The temptation to go in for a focused child savings instrument is understandable. Child protection plans from insurers are an option, but not the best, given the time period in question. Moreover, there is a lump sum to set aside at the moment, which is not necessarily the sum which will appear each year. Given the unequal flow of monies, if savings is considered, it should be considered with the intention of being illiquid that is locked-in for a long time to discourage any signs of an early withdrawal.

If they have never invested so far, they should consider putting money into the Sukanya Samriddhi Yojana (SSY), which is a post office scheme meant to help parents save for their daughter's future. Currently, it offers a tax-free interest at the rate of 8.6 per cent, which pales compared to the 9.1 per cent it offered when it was first introduced in 2015. Yet, it is the highest among the guaranteed return schemes available at the Post Office.

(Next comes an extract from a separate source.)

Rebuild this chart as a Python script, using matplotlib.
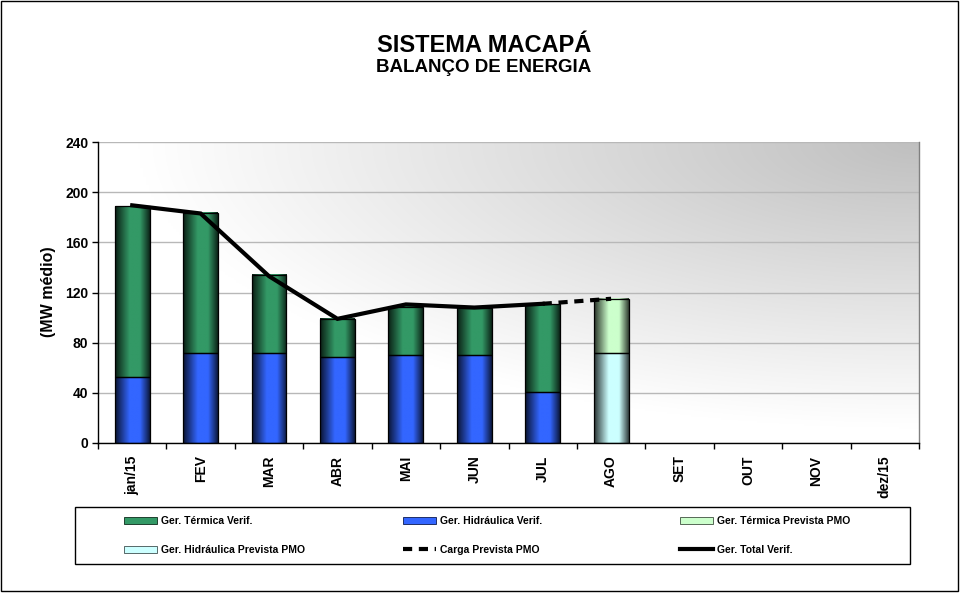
import numpy as np
import matplotlib
matplotlib.use("Agg")
import matplotlib.pyplot as plt
from matplotlib.patches import Rectangle, Patch
from matplotlib.lines import Line2D

# ---- data ----
meses = ["jan/15", "FEV", "MAR", "ABR", "MAI", "JUN", "JUL", "AGO", "SET", "OUT", "NOV", "dez/15"]
hidr_verif = [52.9, 71.5, 71.5, 68.3, 69.9, 69.9, 40.9, np.nan, np.nan, np.nan, np.nan, np.nan]
term_verif = [136.1, 111.7, 62.2, 30.3, 38.8, 37.5, 69.9, np.nan, np.nan, np.nan, np.nan, np.nan]
hidr_prev = [np.nan] * 7 + [71.5] + [np.nan] * 4
term_prev = [np.nan] * 7 + [43.1] + [np.nan] * 4
ger_total = [189.5, 183.0, 133.0, 99.0, 110.5, 108.0, 111.0, np.nan, np.nan, np.nan, np.nan, np.nan]
carga_prev = [np.nan] * 6 + [111.0, 115.0] + [np.nan] * 4
yticks = [0, 40, 80, 120, 160, 200, 240]

W, H = 961, 594
fig = plt.figure(figsize=(W / 100, H / 100), dpi=100)
fig.patch.set_facecolor("white")
ax = fig.add_axes([98 / W, 1 - 443 / H, 821 / W, 301 / H])

FONT = ["Liberation Sans", "DejaVu Sans"]
NARROW = ["Liberation Sans Narrow", "Liberation Sans", "DejaVu Sans"]
plt.rcParams["font.family"] = FONT

# background gradient (white lower-left -> gray upper-right)
nx, ny = 300, 200
gx, gy = np.meshgrid(np.linspace(0, 1, nx), np.linspace(0, 1, ny))
r = np.sqrt((1 - gx) ** 2 * 1.0 + (1 - gy) ** 2) / 0.95
val = 0.75 + 0.25 * np.clip(r, 0, 1)
bg = np.dstack([val, val, val])
ax.imshow(bg, extent=(0, 1, 0, 1), transform=ax.transAxes, origin="lower",
          aspect="auto", zorder=0, interpolation="bilinear")

x = np.arange(len(meses))
bw = 0.51

def shade(base, n=64):
    t = np.linspace(0, 1, n)
    f = np.interp(t, [0, 0.42, 0.72, 1.0], [0.2, 1.0, 1.0, 0.25])
    c = np.array(matplotlib.colors.to_rgb(base))
    return np.clip(c[None, :] * f[:, None], 0, 1)[None, :, :]

def gradient_bars(bars, base):
    img = shade(base)
    for p in bars:
        h = p.get_height()
        if not np.isfinite(h) or h == 0:
            continue
        x0, y0, w = p.get_x(), p.get_y(), p.get_width()
        ax.imshow(img, extent=(x0, x0 + w, y0, y0 + h), aspect="auto",
                  zorder=2, interpolation="bilinear")
        ax.add_patch(Rectangle((x0, y0), w, h, fill=False, edgecolor="black",
                               lw=0.9, zorder=3))

c_term, c_hidr, c_tprev, c_hprev = "#339966", "#3366FF", "#CCFFCC", "#CCFFFF"

b1 = ax.bar(x, hidr_verif, bw, color="none", zorder=2)
b2 = ax.bar(x, term_verif, bw, bottom=hidr_verif, color="none", zorder=2)
b3 = ax.bar(x, hidr_prev, bw, color="none", zorder=2)
b4 = ax.bar(x, term_prev, bw, bottom=hidr_prev, color="none", zorder=2)
gradient_bars(b1, c_hidr)
gradient_bars(b2, c_term)
gradient_bars(b3, c_hprev)
gradient_bars(b4, c_tprev)

ax.plot(x, carga_prev, color="black", lw=3, ls=(0, (2.2, 1.6)), zorder=5,
        solid_capstyle="butt")
ax.plot(x, ger_total, color="black", lw=3, zorder=6, solid_joinstyle="miter")

ax.set_xlim(-0.5, len(meses) - 0.5)
ax.set_ylim(0, 240)
ax.set_axisbelow(True)
ax.set_yticks(yticks)
ax.set_yticklabels([str(v) for v in yticks], fontsize=10, fontweight="bold", family=FONT)
ax.yaxis.grid(True, color="#B8B8B8", lw=1)

ax.set_xticks(x)
ax.set_xticklabels(meses, rotation=90, fontsize=10, fontweight="bold", family=FONT)
ax.set_xticks(np.arange(-0.5, len(meses)), minor=True)
ax.tick_params(axis="x", which="major", length=0, pad=9)
ax.tick_params(axis="x", which="minor", length=4, width=1, direction="out")
ax.tick_params(axis="y", length=4, width=1, direction="out", pad=3)

ax.spines["top"].set_visible(False)
ax.spines["right"].set_color("#808080")
ax.spines["left"].set_color("black")
ax.spines["bottom"].set_color("black")
for s in ax.spines.values():
    s.set_linewidth(1)
    s.set_zorder(7)

fig.text(48 / W, 1 - 292 / H, "(MW médio)", rotation=90, ha="center", va="center",
         fontsize=11.5, fontweight="bold", family=FONT)
fig.text(484 / W, 1 - 45 / H, "SISTEMA MACAPÁ", ha="center", va="center",
         fontsize=17, fontweight="bold", family=FONT)
fig.text(484 / W, 1 - 68 / H, "BALANÇO DE ENERGIA", ha="center", va="center",
         fontsize=13.5, fontweight="bold", family=FONT)

# legend
fig.add_artist(Rectangle((75 / W, 1 - 564 / H), 835 / W, 57 / H, transform=fig.transFigure,
                         fill=False, edgecolor="black", lw=1))
cols = [
    [(Patch(facecolor=c_term, edgecolor="#0b2a1a", lw=0.6), "Ger. Térmica Verif."),
     (Patch(facecolor=c_hprev, edgecolor="#405050", lw=0.6), "Ger. Hidráulica Prevista PMO")],
    [(Patch(facecolor=c_hidr, edgecolor="#0b1a50", lw=0.6), "Ger. Hidráulica Verif."),
     (Line2D([], [], color="black", lw=3, ls=(0, (2.2, 1.6))), "Carga Prevista PMO")],
    [(Patch(facecolor=c_tprev, edgecolor="#405040", lw=0.6), "Ger. Térmica Prevista PMO"),
     (Line2D([], [], color="black", lw=3), "Ger. Total Verif.")],
]
for xpos, entries in zip([124, 403, 680], cols):
    leg = fig.legend([e[0] for e in entries], [e[1] for e in entries],
                     loc="center left", bbox_to_anchor=(xpos / W, 1 - 535.5 / H),
                     frameon=False, borderpad=0, borderaxespad=0, handlelength=3.2,
                     handletextpad=0.35, labelspacing=1.85,
                     prop={"family": NARROW, "weight": "bold", "size": 7.5})

fig.add_artist(Rectangle((1 / W, 1 - 591 / H), 957 / W, 590 / H, transform=fig.transFigure,
                         fill=False, edgecolor="black", lw=1))

fig.savefig("out.png", dpi=100)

This scheme is for a minor girl child younger than 10 years and can be opened only in the name of the child. You can open accounts only for two girl children. If you have twin girls in a second birth, and you already have a girl child, then you can open a third account. The initial deposit is Rs 1,000 and thereafter any amount in multiples of Rs 100. The total deposit you can make in a financial year cannot exceed Rs 1.5 lakh and you can make deposits for 14 years from the date of opening of the account.

Contributions to SSY are eligible for section 80C tax benefit and, hence, the Rs.1.5 lakh that can be deposited in the account in a year will be tax exempt. While the scheme carries duration of 21 years, you are not required to make contributions for all these 21 years. You can invest only for the first 14 years, after which you need not deposit any further amount. So, if you invest Rs 2,000 every month in SSY for 20 years, assuming the rate of return remains 8.6 per cent, you will gather a corpus of Rs 12.28 lakh.

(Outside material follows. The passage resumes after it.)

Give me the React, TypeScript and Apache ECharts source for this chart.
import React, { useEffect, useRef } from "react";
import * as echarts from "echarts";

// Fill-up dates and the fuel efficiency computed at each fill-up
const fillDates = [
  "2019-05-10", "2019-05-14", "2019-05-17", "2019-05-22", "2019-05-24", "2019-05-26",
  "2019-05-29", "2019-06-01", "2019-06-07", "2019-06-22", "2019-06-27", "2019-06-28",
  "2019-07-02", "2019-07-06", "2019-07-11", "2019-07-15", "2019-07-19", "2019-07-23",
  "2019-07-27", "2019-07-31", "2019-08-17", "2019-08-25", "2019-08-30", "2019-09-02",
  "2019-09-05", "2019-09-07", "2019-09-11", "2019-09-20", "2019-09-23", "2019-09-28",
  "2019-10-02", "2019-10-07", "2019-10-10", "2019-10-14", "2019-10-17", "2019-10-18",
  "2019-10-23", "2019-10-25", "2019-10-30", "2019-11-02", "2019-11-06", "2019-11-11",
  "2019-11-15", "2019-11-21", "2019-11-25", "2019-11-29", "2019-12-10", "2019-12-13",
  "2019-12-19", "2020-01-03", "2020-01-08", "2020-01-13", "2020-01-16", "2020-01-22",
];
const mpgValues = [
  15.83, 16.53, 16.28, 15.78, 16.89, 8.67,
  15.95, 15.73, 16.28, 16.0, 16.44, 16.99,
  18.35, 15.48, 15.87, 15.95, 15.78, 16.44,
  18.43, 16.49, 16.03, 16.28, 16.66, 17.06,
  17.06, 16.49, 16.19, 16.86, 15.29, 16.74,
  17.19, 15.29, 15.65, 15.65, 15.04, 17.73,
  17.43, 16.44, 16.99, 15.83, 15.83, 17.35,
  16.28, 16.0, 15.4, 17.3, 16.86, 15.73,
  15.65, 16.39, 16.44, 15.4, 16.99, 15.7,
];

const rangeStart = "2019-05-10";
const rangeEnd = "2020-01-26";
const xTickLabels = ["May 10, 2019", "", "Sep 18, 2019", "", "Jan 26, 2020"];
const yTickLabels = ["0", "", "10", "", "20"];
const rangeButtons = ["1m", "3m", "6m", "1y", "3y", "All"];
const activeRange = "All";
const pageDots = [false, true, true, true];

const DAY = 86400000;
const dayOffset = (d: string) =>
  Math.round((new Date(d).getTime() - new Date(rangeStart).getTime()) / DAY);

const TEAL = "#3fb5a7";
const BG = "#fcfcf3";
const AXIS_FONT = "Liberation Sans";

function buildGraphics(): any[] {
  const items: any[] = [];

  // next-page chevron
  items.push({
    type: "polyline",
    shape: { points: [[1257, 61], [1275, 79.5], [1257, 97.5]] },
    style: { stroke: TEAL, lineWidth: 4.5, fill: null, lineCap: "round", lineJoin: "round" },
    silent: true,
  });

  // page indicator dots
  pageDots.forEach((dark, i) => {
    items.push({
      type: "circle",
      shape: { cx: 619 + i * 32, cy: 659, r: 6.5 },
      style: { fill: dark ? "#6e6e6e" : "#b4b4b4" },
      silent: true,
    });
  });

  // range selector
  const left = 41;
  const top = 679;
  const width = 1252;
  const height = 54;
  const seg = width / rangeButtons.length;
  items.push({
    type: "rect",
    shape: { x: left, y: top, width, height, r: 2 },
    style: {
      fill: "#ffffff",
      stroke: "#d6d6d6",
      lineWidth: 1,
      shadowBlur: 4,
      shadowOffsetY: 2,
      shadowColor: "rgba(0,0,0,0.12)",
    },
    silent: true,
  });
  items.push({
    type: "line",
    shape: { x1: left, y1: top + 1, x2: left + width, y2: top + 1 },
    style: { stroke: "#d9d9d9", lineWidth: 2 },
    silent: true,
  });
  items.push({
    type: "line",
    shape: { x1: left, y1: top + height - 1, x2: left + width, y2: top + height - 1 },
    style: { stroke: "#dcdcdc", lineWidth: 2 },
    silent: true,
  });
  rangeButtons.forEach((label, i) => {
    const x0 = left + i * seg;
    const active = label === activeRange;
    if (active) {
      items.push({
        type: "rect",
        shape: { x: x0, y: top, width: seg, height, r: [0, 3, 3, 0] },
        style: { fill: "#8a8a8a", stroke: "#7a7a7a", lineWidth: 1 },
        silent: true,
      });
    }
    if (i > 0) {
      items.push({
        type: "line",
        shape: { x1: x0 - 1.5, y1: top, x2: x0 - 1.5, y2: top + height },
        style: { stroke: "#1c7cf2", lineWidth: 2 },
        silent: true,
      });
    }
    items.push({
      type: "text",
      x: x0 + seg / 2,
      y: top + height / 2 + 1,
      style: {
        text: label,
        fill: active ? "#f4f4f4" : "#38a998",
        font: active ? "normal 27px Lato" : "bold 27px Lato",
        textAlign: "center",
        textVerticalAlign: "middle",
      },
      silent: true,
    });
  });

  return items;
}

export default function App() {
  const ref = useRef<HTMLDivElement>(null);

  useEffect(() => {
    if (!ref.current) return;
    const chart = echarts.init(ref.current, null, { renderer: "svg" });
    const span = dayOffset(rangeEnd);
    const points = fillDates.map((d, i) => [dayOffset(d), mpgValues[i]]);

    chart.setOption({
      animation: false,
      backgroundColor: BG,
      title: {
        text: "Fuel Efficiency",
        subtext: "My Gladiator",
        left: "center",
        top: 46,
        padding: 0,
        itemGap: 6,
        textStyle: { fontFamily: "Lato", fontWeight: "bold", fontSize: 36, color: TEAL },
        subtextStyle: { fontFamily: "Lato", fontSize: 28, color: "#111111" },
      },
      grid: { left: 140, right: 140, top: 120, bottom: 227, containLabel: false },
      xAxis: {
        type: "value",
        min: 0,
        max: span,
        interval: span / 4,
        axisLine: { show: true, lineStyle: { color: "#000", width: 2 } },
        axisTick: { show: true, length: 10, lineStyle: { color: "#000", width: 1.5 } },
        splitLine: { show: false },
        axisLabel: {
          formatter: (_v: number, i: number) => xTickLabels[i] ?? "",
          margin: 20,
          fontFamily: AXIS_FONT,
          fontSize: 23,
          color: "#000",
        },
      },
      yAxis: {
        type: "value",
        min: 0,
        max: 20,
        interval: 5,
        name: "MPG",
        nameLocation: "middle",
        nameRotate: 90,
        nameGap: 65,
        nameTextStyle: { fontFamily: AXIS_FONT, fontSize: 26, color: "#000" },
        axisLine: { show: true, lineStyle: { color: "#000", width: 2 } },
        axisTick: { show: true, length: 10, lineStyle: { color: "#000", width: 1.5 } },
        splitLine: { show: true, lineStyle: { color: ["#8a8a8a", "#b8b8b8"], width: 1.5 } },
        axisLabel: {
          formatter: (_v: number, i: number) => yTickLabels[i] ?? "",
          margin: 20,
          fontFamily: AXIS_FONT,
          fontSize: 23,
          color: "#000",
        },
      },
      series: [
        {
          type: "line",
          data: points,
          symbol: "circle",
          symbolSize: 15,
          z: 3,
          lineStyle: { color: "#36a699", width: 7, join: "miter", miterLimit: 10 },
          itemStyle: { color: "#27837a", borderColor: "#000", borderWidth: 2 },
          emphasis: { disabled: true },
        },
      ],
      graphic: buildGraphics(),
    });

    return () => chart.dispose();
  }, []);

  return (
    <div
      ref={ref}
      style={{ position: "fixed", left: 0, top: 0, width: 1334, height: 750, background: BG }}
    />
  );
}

However, your account will keep earning an interest rate for the remaining seven years. One can deposit a minimum amount of Rs 1,000 annually in order to keep your account active. If you fail to do so, your account turns inactive and can be retrieved only after paying a penalty of Rs 50 along with the minimum amount of Rs 1,000.

Upper hand with equity

Investing in equities pays off in the long run, and the financial needs of a child, especially towards education are a good 18-20 years from their birth. Use this long period to build a sizeable corpus. For instance, if you had parked the same Rs 2,000 into an SIP in a diversified equity fund for 20 years, earning a modest 12 per cent returns, the corpus would be Rs 18.4 lakh. Going by the long-term returns on the Sensex, which is about 16 per cent, the potential for growth is actually about Rs 30 lakh.